Bref, ce film qui se résumait à des scènes d’actions débiles enchainées les unes après les autres de façon grotesque, a fini par me saouler. Je suis pas contre les films d’action, loin de la. Ni les films débiles d’ailleurs. Il faut de tout. Mais par pitié, pas en se prenant à ce point là au sérieux… pas au nom de l’amour universel, merde.

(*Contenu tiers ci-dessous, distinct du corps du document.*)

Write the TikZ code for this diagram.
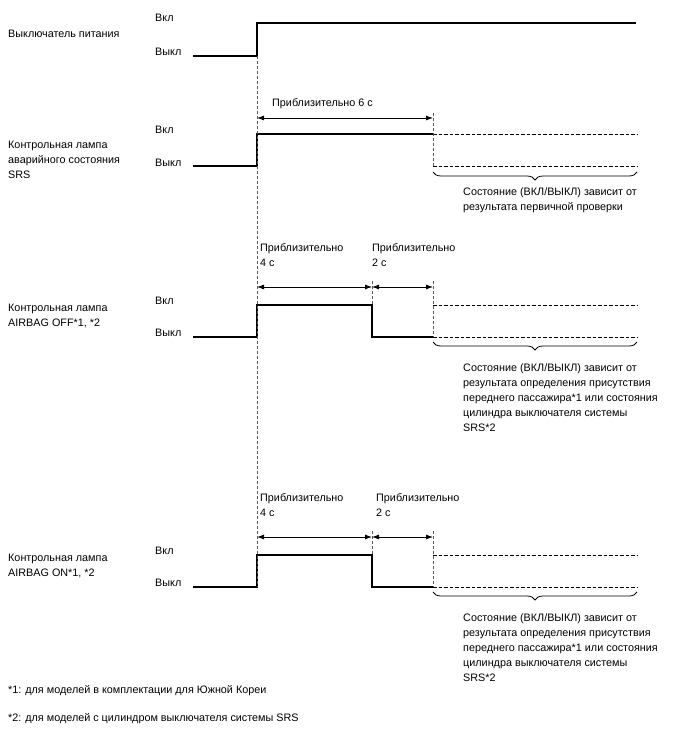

Voila comment on nourrit ceux qui sont en manque. Voila comment on nourrit les illusions, voila comment on nourrit ceux qui sont insérés, presque irrécupérables. On leur ingurgite du cul, de l’alcool, des explosions, au nom de l’amour universel. Et on ne va pas plus loin. Dans le même temps, on fait passer quelques messages personnels, du style « Corée = méchant ». Et puis on éteint son lecteur dvd, on est content, on a passé une bonne soirée, ce film était vraiment kiffant et les effets spéciaux démentiels. On se dit que James Bond est sévèrement burné, mais comme tout le monde, et en particulier les plus intellos de nos amis, on finira par se dire nostalgique de Sean Connery. Mais on ira pas plus loin, d’ailleurs on dit ça pour faire semblant d’être intelligent, pour être à la mode, en phase avec les autres, car le bonne pensée générale admet que Sean Connery soit considéré comme le James Bond original, le vrai, bien que ses films soient les plus chiants, et les plus nuls niveau effets spéciaux, d’ailleurs on arrive jamais à les voir jusqu’à la fin, y'a pas assez d’action et on voit pas assez de nichons. Enfin bref.
Voila comment on nourrit les gens en leur donnant leurs calmants, leur raison de leur mode de vie, et leur semblant d’intelligence, d’intégrité, et de libre arbitre.
Dans cette société, on ne vit pas. On vit à votre place. On vous fait vivre. C’est le Human Way Of Life.